Another question is why a mouthful of flesh should have become the ne plus ultra of cinematic reality ­ why it should signify the ineffably authentic more than, say, the tears later shed by the film's leads, Kerry Fox and Mark Rylance. It's surely harder physically, if perhaps easier emotionally, for a performer to gush salt water than to fellate a co-star ­ yet no-one thinks of screen or stage tears as anything other than part of a skilled performer's repertoire of emotional technology.

Despite its ostensible subject, Intimacy ­ adapted by Chéreau and Anne-Louise Trividic from a novel and a short story by Hanif Kureishi ­ is less about sex than about the thorny subject of the real, and real emotion, especially in relation to acting. Jay (Rylance) has left his wife and children, and lives in squalor in a south London house, where every week he has brusque, wordless sex with Claire (Fox), a complete stranger. One day he follows her to a pub theatre where she's acting in Tennessee Williams.

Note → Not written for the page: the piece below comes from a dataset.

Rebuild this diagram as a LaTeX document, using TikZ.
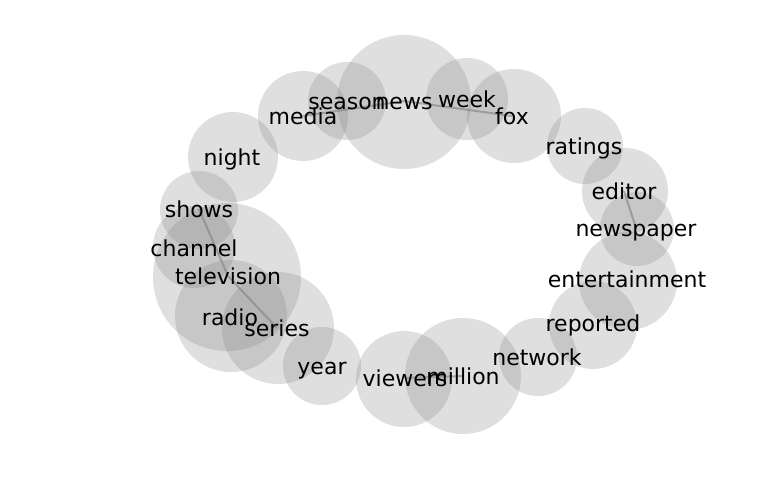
\documentclass[tikz,border=0pt]{standalone}
\usepackage{fontspec}
\setmainfont{DejaVu Sans}
\begin{document}
\begin{tikzpicture}[x=1pt,y=-1pt,
  bub/.style={fill=gray,fill opacity=0.25,draw=none},
  word/.style={inner sep=0pt,font=\fontsize{22}{24}\selectfont,text height=16.7pt,text depth=5.3pt,anchor=center,yshift=-2.5pt},
  link/.style={draw=gray,line width=2pt,opacity=0.6}]
\useasboundingbox (0,0) rectangle (768,500);
\fill[white] (0,0) rectangle (768,500);
% circles
\fill[bub] (404,102) circle (67);
\fill[bub] (347,101) circle (39);
\fill[bub] (303,116) circle (45);
\fill[bub] (467,99) circle (41);
\fill[bub] (514,116) circle (47);
\fill[bub] (585,146) circle (38);
\fill[bub] (625,191) circle (43);
\fill[bub] (637,229) circle (37);
\fill[bub] (628,281) circle (49);
\fill[bub] (593,325) circle (44);
\fill[bub] (538,357) circle (39);
\fill[bub] (463,376) circle (58);
\fill[bub] (404,379) circle (48);
\fill[bub] (322,366) circle (39);
\fill[bub] (278,328) circle (56);
\fill[bub] (231,316) circle (56);
\fill[bub] (227,277) circle (74);
\fill[bub] (194,247) circle (41);
\fill[bub] (199,210) circle (39);
\fill[bub] (233,157) circle (45);
% anchor points of the words
\coordinate (cnews) at (404,101);
\coordinate (cseason) at (347,101);
\coordinate (cmedia) at (303,116);
\coordinate (cweek) at (467,99);
\coordinate (cfox) at (512,116);
\coordinate (cratings) at (584,146);
\coordinate (ceditor) at (624,191);
\coordinate (cnewspaper) at (636,228);
\coordinate (centertainment) at (627,279);
\coordinate (creported) at (593,323);
\coordinate (cnetwork) at (537,357);
\coordinate (cmillion) at (463,376);
\coordinate (cviewers) at (405,378);
\coordinate (cyear) at (322,366);
\coordinate (cseries) at (277,328);
\coordinate (cradio) at (230,317);
\coordinate (ctelevision) at (228,276);
\coordinate (cchannel) at (194,248);
\coordinate (cshows) at (199,209);
\coordinate (cnight) at (232,157);
% links
\draw[link] (cmedia) -- (cnews);
\draw[link] (cnews) -- (cfox);
\draw[link] (ceditor) -- (cnewspaper);
\draw[link] (cshows) -- (ctelevision);
\draw[link] (ctelevision) -- (cseries);
\draw[link] (cviewers) -- (cmillion);
% words
\node[word] (news) at (cnews) {news};
\node[word] (season) at (cseason) {season};
\node[word] (media) at (cmedia) {media};
\node[word] (week) at (cweek) {week};
\node[word] (fox) at (cfox) {fox};
\node[word] (ratings) at (cratings) {ratings};
\node[word] (editor) at (ceditor) {editor};
\node[word] (newspaper) at (cnewspaper) {newspaper};
\node[word] (entertainment) at (centertainment) {entertainment};
\node[word] (reported) at (creported) {reported};
\node[word] (network) at (cnetwork) {network};
\node[word] (million) at (cmillion) {million};
\node[word] (viewers) at (cviewers) {viewers};
\node[word] (year) at (cyear) {year};
\node[word] (series) at (cseries) {series};
\node[word] (radio) at (cradio) {radio};
\node[word] (television) at (ctelevision) {television};
\node[word] (channel) at (cchannel) {channel};
\node[word] (shows) at (cshows) {shows};
\node[word] (night) at (cnight) {night};
\end{tikzpicture}
\end{document}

Striking up acquaintance with her indefatigably chipper husband Andy (Timothy Spall), Jay begins to taunt him with vicious hints about what's really happening. "Take my wife," says Andy, and you expect Jay to reply, "Cheers mate, I already have." The most dramatically pregnant intimacy in the film is between the two men; if only Chéreau had approached their scenes with a cooler ironic distance, instead of twisting the knife so heavy-handedly.

Parts of Intimacy are quite extraordinary. The tryst scenes manage to depict real people ­ fleshy, pallid, with anything but conventional film-star bodies ­ having sweaty, desperate sex, not making love but unequivocally shagging, in a drear blue midweek-afternoon light. Eric Gautier's photography makes abstract compositions of the couple, turning them into sleek headless sculpture, but more often emphasises the rawness of their flushed skin, or highlights the trace of a candlewick bedspread on Fox's back.

Chéreau's London is similarly unvarnished, in a way that only foreign directors seem to achieve ­ a succession of drab, flattened vistas, with early-morning Battersea Bridge shot like the approach to hell. The widescreen also heightens the cramped interiors, making Intimacy seem all the more a horror story, a warning to married men who risk losing everything for a life of peeling Artex walls and mismatched coffee mugs.

It may be visually impressive, but Intimacy is a catastrophe to hear. The script is excessively talky, but the characters don't just talk. They rail and rant and squabble, at the slightest excuse and at a hyper-demonstrative pitch that is an established convention in French psychological realism, but one that seems alien to British acting styles outside TV soap. The film is excruciating when it directly addresses acting and its agonies. In a horrific drama-class sequence, Claire's pupils perform a narcissistic improv routine, the hand-held camera prowling for a glimpse of ineffable emotional truth. Chéreau seems forever to be pursuing that elusive, mythical moment where performance breaks down into some sort of unadulterated psychic discharge ­ just as the poisoned king suddenly sweated blood in his costume drama La Reine Margot.

But this febrile approach feels awkwardly excessive and sometimes downright farcical. Pushing his actors in the direction of non-naturalist expressionism, Chéreau gets some very weird performances. Spall stays on an even keel of unshakeable bluffness, until he too gets his turn to rant and rage. Marianne Faithfull is fruitily implausible as Claire's cockney confidante, a sort of demi-monde Dot Cotton. As the testy, self-absorbed, wholly unlikeable Jay, Rylance comes across best by far, with his strange, nervous cadences and his frazzled Egon Schiele gauntness.

Kerry Fox, though, loses out because Claire is less a character, more an enigmatic bundle of trauma that causes the men's rages to explode on contact. The only time Claire seems properly present is in the sex scenes ­ which may be the nub of Chéreau's dramatic argument, but an onerous challenge for any performer. Without a doubt, Fox gives an intrepid, defences-down performance, as indeed does Rylance; whether it properly fleshes out into a character is more doubtful.

For all its pursuit of realness, Intimacy feels entirely artificial and dreamlike. In a very French way, Chéreau is entertaining a late-Seventies fantasy of London as le capital du rock'n'roll lifestyle ­ a world of infernal squat parties, after-hours madness and eternal five-o'-clock shadow. But take away the drugs, drinking dens and rumbling doom-rock (Bowie, Iggy, Tindersticks), and this story could be your average Eng. Lit. sex triangle, a Hampstead novel of middle-aged angst with added nostalgie de la boue.